Yes. Home Assistant integrates with Alexa through the Alexa Smart Home skill. You can expose Home Assistant entities to Alexa, so “Alexa, turn on the living room” still works — but the automation logic runs locally on Home Assistant rather than Amazon’s cloud. This hybrid approach lets you keep Alexa’s voice quality while gaining local automation.
What hardware do I need for local voice control?
An ESP32-S3 board with a microphone module ($15-25) running the ESPHome firmware acts as a voice satellite. Connect it to Home Assistant’s voice pipeline (Wyoming + Whisper for speech-to-text + Piper for text-to-speech). Total cost: ~$25 per room versus $50-250 for an Echo device. Processing runs on your Home Assistant server — no audio leaves your network.
Can Home Assistant control all my Alexa-compatible devices?
Most of them.

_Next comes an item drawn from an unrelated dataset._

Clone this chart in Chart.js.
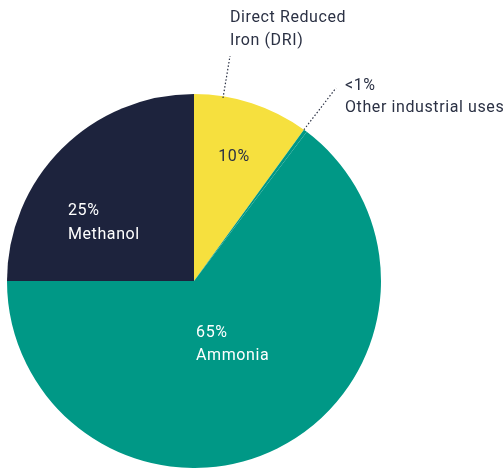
<!DOCTYPE html>
<html>
<head>
<meta charset="utf-8">
<script src="https://cdn.jsdelivr.net/npm/chart.js@4"></script>
<style>
  html, body { margin: 0; padding: 0; background: #ffffff; }
  #wrap { width: 503px; height: 468px; position: relative; }
</style>
</head>
<body>
<div id="wrap"><canvas id="pie-chart"></canvas></div>
<script>
// clockwise from 12 o'clock
const categories = ["Direct Reduced Iron (DRI)", "Other industrial uses", "Ammonia", "Methanol"];
const shares = [10, 0.3, 64.7, 25];
const shareLabels = ["10%", "<1%", "65%", "25%"];
const sliceColors = ["#f6e03e", "#009886", "#009886", "#1d233d"];

const ctx = document.getElementById("pie-chart");

// text inside the slices, offsets in units of the radius from the centre
const innerLabels = [
  { lines: ["10%"], dx: 0.214, dy: -0.663, align: "center", color: "#2b3144" },
  null,
  { lines: ["65%", "Ammonia"], dx: 0.011, dy: 0.278, align: "left", color: "#ffffff" },
  { lines: ["25%", "Methanol"], dx: -0.674, dy: -0.374, align: "left", color: "#ffffff" },
];

const labelPlugin = {
  id: "pieLabels",
  afterDraw(chart) {
    const c = chart.ctx;
    const arc = chart.getDatasetMeta(0).data[0];
    const cx = arc.x;
    const cy = arc.y;
    const r = arc.outerRadius;
    c.save();
    c.font = "16px Roboto";
    c.letterSpacing = "0.6px";
    c.textBaseline = "middle";

    innerLabels.forEach((lab) => {
      if (!lab) return;
      c.fillStyle = lab.color;
      c.textAlign = lab.align;
      lab.lines.forEach((line, i) => {
        c.fillText(line, cx + lab.dx * r, cy + lab.dy * r + i * 23.5);
      });
    });

    // outside labels
    c.fillStyle = "#2b3144";
    c.textAlign = "left";
    c.fillText("Direct Reduced", 230, 18);
    c.fillText("Iron (DRI)", 230, 41);
    c.fillText(shareLabels[1], 345, 86);
    c.fillText("Other industrial uses", 345, 108);

    // dotted leader lines
    c.strokeStyle = "#2b3144";
    c.lineWidth = 1.2;
    c.setLineDash([1.5, 2]);
    c.beginPath();
    c.moveTo(223, 98);
    c.lineTo(230, 56);
    c.stroke();

    // leader to the boundary of the tiny slice
    const other = chart.getDatasetMeta(0).data[1];
    const a = other.startAngle;
    c.beginPath();
    c.moveTo(cx + Math.cos(a) * r, cy + Math.sin(a) * r);
    c.lineTo(336, 88);
    c.stroke();
    c.restore();
  },
};

new Chart(ctx, {
  type: "pie",
  data: {
    labels: categories,
    datasets: [
      {
        data: shares,
        backgroundColor: sliceColors,
        borderWidth: 0,
      },
    ],
  },
  options: {
    responsive: true,
    maintainAspectRatio: false,
    animation: false,
    layout: {
      padding: { left: 7, top: 94, right: 122, bottom: 0 },
    },
    plugins: {
      legend: { display: false },
      tooltip: { enabled: false },
    },
  },
  plugins: [labelPlugin],
});
</script>
</body>
</html>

Zigbee and Z-Wave devices work directly with a coordinator. WiFi devices from Shelly, TP-Link, Tuya, and Philips Hue work via native integrations. Devices that only support Alexa’s proprietary cloud protocol (some cheap Amazon Basics devices) may not work without Alexa — but these are uncommon.
Is self-hosted voice control good enough to replace Alexa?
For basic commands (lights, switches, thermostats, scenes, timers), Home Assistant’s Assist works well. For natural language queries, music playback, shopping, and Alexa Skills, self-hosted voice is not competitive. Most people keep an Echo in common areas for casual use and run Home Assistant for all automation logic.
How long does migration take?
Budget a weekend. Setting up Home Assistant takes 1-2 hours. Re-pairing Zigbee/Z-Wave devices takes 5-10 minutes each. Recreating automations depends on complexity — simple routines (motion lights, schedules) take minutes each. Complex multi-device scenes may take 30-60 minutes to rebuild and test.